13. If you align two sequences that have only a 20 residue segment in common, do you expect the same or different results as in the last question? Explain. [5 pts]
The results may be strikingly different. GAP is highly likely to miss the short similarity as explained in 11, above.. BESTFIT looks only for local alignments and should find the parts of each sequence align to each other. BESTFIT is much more likely to find the short region of strong similarity regardless of its location
14. Assume that protein B is derived from protein A by a duplication that happened many millions of years ago. That is, protein B was originally a tandem repeat of protein A, and the sequences have now extensively diverged. Protein B remains approximately twice as long as protein A. What program would you expect to give a better alignment, GAP or BESTFIT. Why? [10 pts]
BESTFIT would be more likely to find the alignment by aligning A alternately with the first half of B then the second half of B. GAP at relatively GAP penalty MIGHT align A with either the first or second half of B but it is unlikely (Note that Gap uses unweighted end-gaps). It is more likely that GAP would distribute sequence A over the whole length of B, because in some areas A is more like the first repeat in B, and others more like the second.
15. For the duplication described above, describe what the dotplot would look like? [5 pts]
The dotplot would look similar to the case described in 5, above, except that the diagonals would have many spaces indicating regions of divergence.
16. Suggest an appropriate gap opening and gap extension penalty setting to use when comparing a eukaryotic cDNA and genomic DNA. [5 pts]
Since introns may be very long, you would want to use a low gap extension penalty, e.g., zero. The gap opening penalty should be relatively large so that gaps are only inserted when introns are encountered, e.g., ten (assuming matches score one).
17. In FASTA, what is the meaning of the init1 score? of the initn score? [10 pts]

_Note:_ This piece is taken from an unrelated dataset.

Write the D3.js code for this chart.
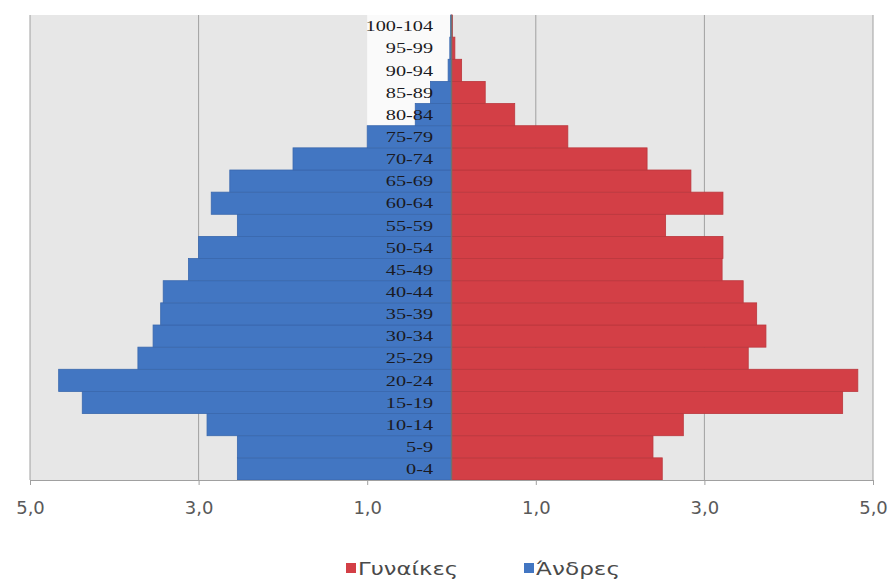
<!DOCTYPE html>
<html><head><meta charset="utf-8">
<script src="https://cdn.jsdelivr.net/npm/d3@7"></script>
<style>html,body{margin:0;padding:0;background:#fff;}svg{display:block;}</style>
</head><body>
<svg id="chart" width="890" height="582"></svg>
<script>
const ageGroups = ["0-4","5-9","10-14","15-19","20-24","25-29","30-34","35-39","40-44","45-49","50-54","55-59","60-64","65-69","70-74","75-79","80-84","85-89","90-94","95-99","100-104"];
const men = [2.54,2.54,2.90,4.38,4.66,3.72,3.54,3.45,3.42,3.12,3.00,2.54,2.85,2.63,1.88,1.00,0.43,0.25,0.04,0.02,0.01];
const women = [2.50,2.39,2.75,4.64,4.82,3.52,3.73,3.62,3.46,3.21,3.22,2.54,3.22,2.84,2.32,1.38,0.75,0.40,0.12,0.04,0.01];
const tickValues = [-5,-3,-1,1,3,5];
const seriesNames = ["Γυναίκες","Άνδρες"];

(function(){
const svg = d3.select("#chart");
const pL = 30, pR = 873, pT = 15, pB = 480;
const x = d3.scaleLinear().domain([-5,5]).range([pL,pR]);
const y = d3.scaleBand().domain(ageGroups.slice().reverse()).range([pT,pB]).padding(0);
const fmt = v => d3.format(".1f")(Math.abs(v)).replace(".", ",");

svg.append("rect").attr("x",pL).attr("y",pT).attr("width",pR-pL).attr("height",pB-pT).attr("fill","#e7e7e7");
svg.append("rect").attr("x",x(-1)).attr("y",pT).attr("width",x(0)-x(-1)).attr("height",pB-pT).attr("fill","#fafafa");

svg.append("g").selectAll("line").data([-5,-3,1,3,5]).join("line")
  .attr("x1",d=>x(d)).attr("x2",d=>x(d)).attr("y1",pT).attr("y2",pB)
  .attr("stroke","#a0a0a0").attr("stroke-width",1);

const data = ageGroups.map((g,i)=>({g, m:men[i], w:women[i]}));
svg.append("g").selectAll("rect").data(data).join("rect")
  .attr("x",d=>x(-d.m)).attr("y",d=>y(d.g)).attr("width",d=>x(0)-x(-d.m)).attr("height",y.bandwidth())
  .attr("fill","#4276c2").attr("stroke","#3a68ad").attr("stroke-width",0.8);
svg.append("g").selectAll("rect").data(data).join("rect")
  .attr("x",x(0)).attr("y",d=>y(d.g)).attr("width",d=>x(d.w)-x(0)).attr("height",y.bandwidth())
  .attr("fill","#d33f46").attr("stroke","#bb373d").attr("stroke-width",0.8);

svg.append("line").attr("x1",x(0)).attr("x2",x(0)).attr("y1",pT).attr("y2",pB)
  .attr("stroke","#707070").attr("stroke-width",1.5);

svg.append("g").selectAll("text").data(ageGroups).join("text")
  .attr("transform",d=>`translate(433,${y(d)+y.bandwidth()/2}) scale(1.35,1)`).attr("dy","0.35em")
  .attr("text-anchor","end").attr("font-family","Liberation Serif, serif").attr("font-size",15)
  .attr("fill","#1a1a22").text(d=>d);

const axis = d3.axisBottom(x).tickValues(tickValues).tickFormat(fmt).tickSize(5).tickPadding(16);
const ag = svg.append("g").attr("transform",`translate(0,${pB})`).call(axis);
ag.select(".domain").attr("stroke","#a0a0a0");
ag.selectAll(".tick line").attr("stroke","#a0a0a0");
ag.selectAll(".tick text").attr("font-family","DejaVu Sans, sans-serif").attr("font-size",18).attr("fill","#595959");

const legend = [{name:seriesNames[0], color:"#d33f46", x:346, w:100},{name:seriesNames[1], color:"#4276c2", x:524, w:84}];
const lg = svg.append("g").selectAll("g").data(legend).join("g").attr("transform",d=>`translate(${d.x},0)`);
lg.append("rect").attr("x",0).attr("y",563).attr("width",10).attr("height",10).attr("fill",d=>d.color);
lg.append("text").attr("x",12).attr("y",575).attr("font-family","DejaVu Sans, sans-serif").attr("font-size",17)
  .attr("textLength",d=>d.w).attr("lengthAdjust","spacingAndGlyphs")
  .attr("fill","#4a4a4a").text(d=>d.name);
})();
</script>
</body></html>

In the first step of FASTA, the algorithm identifies matching ktup long words in the two sequences being compared. Words on the same diagonal are assembled into initial matching regions and rescored using a 20x20 scoring table. The init1 score is the highest scoring initial diagonal.
18. What is the meaning of the opt score? [5 pts]
In FASTA, the opt score is an optimized Smith-Waterman dynamic programming alignment score performed in the region of the init1 diagonal.
19. Is the initn score ever likely to be less than the init1 score? Why? [5 pts]
The initn score is the score achieved by combining initial diagonals into longer assemblages including some gaps. This score cannot be lower than the init1 score and should almost always be higher.
20. Why is the opt score sometimes less than the initn score? [10 pts]
The dynamic programming alignment uses different penalties and may include regions not on the initial diagonals. It can thus be lower than initn.
21. What is a lookup table? [5 pts]
In FASTA, a lookup table is an index that tells where each ktup long word is ound in each sequence.
22. How does FASTA use a lookup or "Hash" Table? [5 pts]
The lookup or hash table is used to identify initial diagonals with high frequencies of identical matches. The lookup tables for pairs of sequences are compared and local matching regions built up suing the difference between the ktup positions in the two tables to identify which ktups lie on the same diagonals.
23. Why is a lookup table useful in FASTA? [5 pts]
The lookup table is much smaller than the sequence. Two lookup tables can therefore be compared much more quickly.
24. What is a ktup? [5 pts]
In FASTA, the ktup is the length of the substring or word used to construct the lookup table.
25. How are e-values calculated in FASTA? [5 pts]
In FASTA, e-values are calculated by an iterative fitting process in which the results of the database search are fit to an extreme-value distribution. Values very far from the expected value, i.e. those likely to be homologs, are thrown out in several cycles of iterative fitting.